Work to complete: Transcribe every line exactly and omit anything that is a picture.

Source material:
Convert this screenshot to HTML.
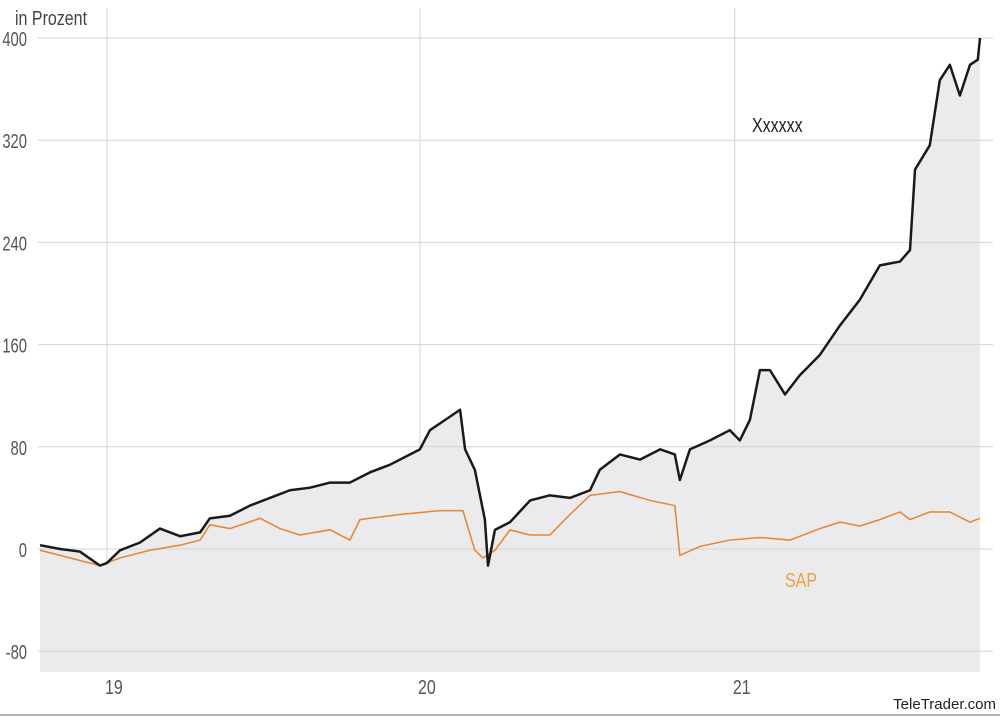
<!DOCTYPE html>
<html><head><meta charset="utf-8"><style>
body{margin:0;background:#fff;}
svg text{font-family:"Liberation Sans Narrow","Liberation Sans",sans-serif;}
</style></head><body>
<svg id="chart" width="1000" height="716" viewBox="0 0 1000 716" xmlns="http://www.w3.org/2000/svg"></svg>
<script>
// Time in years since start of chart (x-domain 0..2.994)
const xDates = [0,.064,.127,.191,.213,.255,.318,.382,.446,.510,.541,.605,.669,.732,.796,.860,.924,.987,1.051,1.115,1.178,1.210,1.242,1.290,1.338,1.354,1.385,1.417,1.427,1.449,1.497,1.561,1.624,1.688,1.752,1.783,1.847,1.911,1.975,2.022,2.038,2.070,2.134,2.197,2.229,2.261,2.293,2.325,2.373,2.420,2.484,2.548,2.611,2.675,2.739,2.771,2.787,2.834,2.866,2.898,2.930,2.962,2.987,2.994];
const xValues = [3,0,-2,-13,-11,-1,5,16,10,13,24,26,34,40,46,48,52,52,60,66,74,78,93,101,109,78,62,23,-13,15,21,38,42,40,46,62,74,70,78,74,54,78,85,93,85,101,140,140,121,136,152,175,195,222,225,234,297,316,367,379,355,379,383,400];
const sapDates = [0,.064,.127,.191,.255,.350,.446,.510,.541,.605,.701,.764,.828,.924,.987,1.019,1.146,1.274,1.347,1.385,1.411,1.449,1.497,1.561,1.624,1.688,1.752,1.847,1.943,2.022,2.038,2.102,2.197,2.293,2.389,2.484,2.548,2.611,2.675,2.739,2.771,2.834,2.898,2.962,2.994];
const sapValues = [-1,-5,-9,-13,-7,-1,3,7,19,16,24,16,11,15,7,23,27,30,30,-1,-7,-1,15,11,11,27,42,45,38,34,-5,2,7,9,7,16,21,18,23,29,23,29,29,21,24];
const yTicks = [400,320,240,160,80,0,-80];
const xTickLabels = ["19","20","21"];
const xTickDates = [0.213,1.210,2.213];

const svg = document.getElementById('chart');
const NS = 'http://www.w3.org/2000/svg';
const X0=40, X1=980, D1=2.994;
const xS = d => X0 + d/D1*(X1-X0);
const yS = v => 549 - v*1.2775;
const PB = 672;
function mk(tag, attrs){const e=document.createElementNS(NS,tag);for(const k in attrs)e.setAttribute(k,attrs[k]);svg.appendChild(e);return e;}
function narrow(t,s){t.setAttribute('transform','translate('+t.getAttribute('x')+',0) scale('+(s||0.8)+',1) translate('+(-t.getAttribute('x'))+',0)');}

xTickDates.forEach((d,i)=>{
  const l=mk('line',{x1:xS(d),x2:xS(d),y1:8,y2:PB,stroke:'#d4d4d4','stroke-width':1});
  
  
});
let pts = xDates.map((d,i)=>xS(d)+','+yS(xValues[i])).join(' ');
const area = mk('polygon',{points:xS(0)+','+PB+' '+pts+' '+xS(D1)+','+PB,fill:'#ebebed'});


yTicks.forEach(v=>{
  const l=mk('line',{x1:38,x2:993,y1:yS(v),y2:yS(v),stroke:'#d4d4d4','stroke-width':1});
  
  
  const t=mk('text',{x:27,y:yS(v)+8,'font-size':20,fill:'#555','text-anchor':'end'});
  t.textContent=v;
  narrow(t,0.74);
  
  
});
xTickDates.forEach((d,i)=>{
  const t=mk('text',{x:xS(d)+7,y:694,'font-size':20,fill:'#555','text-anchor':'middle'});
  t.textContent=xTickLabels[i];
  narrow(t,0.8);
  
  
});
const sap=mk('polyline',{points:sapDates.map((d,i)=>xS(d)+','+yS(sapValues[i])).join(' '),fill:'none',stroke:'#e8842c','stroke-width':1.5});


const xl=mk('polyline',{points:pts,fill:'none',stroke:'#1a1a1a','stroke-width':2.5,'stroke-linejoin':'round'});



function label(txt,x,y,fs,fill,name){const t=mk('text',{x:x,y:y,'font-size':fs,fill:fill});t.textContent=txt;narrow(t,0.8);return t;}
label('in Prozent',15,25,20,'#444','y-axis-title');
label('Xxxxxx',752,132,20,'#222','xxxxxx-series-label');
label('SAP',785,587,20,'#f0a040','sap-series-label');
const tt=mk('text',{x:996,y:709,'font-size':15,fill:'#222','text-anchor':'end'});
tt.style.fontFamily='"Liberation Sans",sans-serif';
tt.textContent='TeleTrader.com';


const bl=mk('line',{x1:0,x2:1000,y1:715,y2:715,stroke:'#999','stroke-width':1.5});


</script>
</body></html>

Task response:
Convert this screenshot to HTML.
<!DOCTYPE html>
<html><head><meta charset="utf-8"><style>
body{margin:0;background:#fff;}
svg text{font-family:"Liberation Sans Narrow","Liberation Sans",sans-serif;}
</style></head><body>
<svg id="chart" width="1000" height="716" viewBox="0 0 1000 716" xmlns="http://www.w3.org/2000/svg"></svg>
<script>
// Time in years since start of chart (x-domain 0..2.994)
const xDates = [0,.064,.127,.191,.213,.255,.318,.382,.446,.510,.541,.605,.669,.732,.796,.860,.924,.987,1.051,1.115,1.178,1.210,1.242,1.290,1.338,1.354,1.385,1.417,1.427,1.449,1.497,1.561,1.624,1.688,1.752,1.783,1.847,1.911,1.975,2.022,2.038,2.070,2.134,2.197,2.229,2.261,2.293,2.325,2.373,2.420,2.484,2.548,2.611,2.675,2.739,2.771,2.787,2.834,2.866,2.898,2.930,2.962,2.987,2.994];
const xValues = [3,0,-2,-13,-11,-1,5,16,10,13,24,26,34,40,46,48,52,52,60,66,74,78,93,101,109,78,62,23,-13,15,21,38,42,40,46,62,74,70,78,74,54,78,85,93,85,101,140,140,121,136,152,175,195,222,225,234,297,316,367,379,355,379,383,400];
const sapDates = [0,.064,.127,.191,.255,.350,.446,.510,.541,.605,.701,.764,.828,.924,.987,1.019,1.146,1.274,1.347,1.385,1.411,1.449,1.497,1.561,1.624,1.688,1.752,1.847,1.943,2.022,2.038,2.102,2.197,2.293,2.389,2.484,2.548,2.611,2.675,2.739,2.771,2.834,2.898,2.962,2.994];
const sapValues = [-1,-5,-9,-13,-7,-1,3,7,19,16,24,16,11,15,7,23,27,30,30,-1,-7,-1,15,11,11,27,42,45,38,34,-5,2,7,9,7,16,21,18,23,29,23,29,29,21,24];
const yTicks = [400,320,240,160,80,0,-80];
const xTickLabels = ["19","20","21"];
const xTickDates = [0.213,1.210,2.213];

const svg = document.getElementById('chart');
const NS = 'http://www.w3.org/2000/svg';
const X0=40, X1=980, D1=2.994;
const xS = d => X0 + d/D1*(X1-X0);
const yS = v => 549 - v*1.2775;
const PB = 672;
function mk(tag, attrs){const e=document.createElementNS(NS,tag);for(const k in attrs)e.setAttribute(k,attrs[k]);svg.appendChild(e);return e;}
function narrow(t,s){t.setAttribute('transform','translate('+t.getAttribute('x')+',0) scale('+(s||0.8)+',1) translate('+(-t.getAttribute('x'))+',0)');}

xTickDates.forEach((d,i)=>{
  const l=mk('line',{x1:xS(d),x2:xS(d),y1:8,y2:PB,stroke:'#d4d4d4','stroke-width':1});
  
  
});
let pts = xDates.map((d,i)=>xS(d)+','+yS(xValues[i])).join(' ');
const area = mk('polygon',{points:xS(0)+','+PB+' '+pts+' '+xS(D1)+','+PB,fill:'#ebebed'});


yTicks.forEach(v=>{
  const l=mk('line',{x1:38,x2:993,y1:yS(v),y2:yS(v),stroke:'#d4d4d4','stroke-width':1});
  
  
  const t=mk('text',{x:27,y:yS(v)+8,'font-size':20,fill:'#555','text-anchor':'end'});
  t.textContent=v;
  narrow(t,0.74);
  
  
});
xTickDates.forEach((d,i)=>{
  const t=mk('text',{x:xS(d)+7,y:694,'font-size':20,fill:'#555','text-anchor':'middle'});
  t.textContent=xTickLabels[i];
  narrow(t,0.8);
  
  
});
const sap=mk('polyline',{points:sapDates.map((d,i)=>xS(d)+','+yS(sapValues[i])).join(' '),fill:'none',stroke:'#e8842c','stroke-width':1.5});


const xl=mk('polyline',{points:pts,fill:'none',stroke:'#1a1a1a','stroke-width':2.5,'stroke-linejoin':'round'});



function label(txt,x,y,fs,fill,name){const t=mk('text',{x:x,y:y,'font-size':fs,fill:fill});t.textContent=txt;narrow(t,0.8);return t;}
label('in Prozent',15,25,20,'#444','y-axis-title');
label('Xxxxxx',752,132,20,'#222','xxxxxx-series-label');
label('SAP',785,587,20,'#f0a040','sap-series-label');
const tt=mk('text',{x:996,y:709,'font-size':15,fill:'#222','text-anchor':'end'});
tt.style.fontFamily='"Liberation Sans",sans-serif';
tt.textContent='TeleTrader.com';


const bl=mk('line',{x1:0,x2:1000,y1:715,y2:715,stroke:'#999','stroke-width':1.5});


</script>
</body></html>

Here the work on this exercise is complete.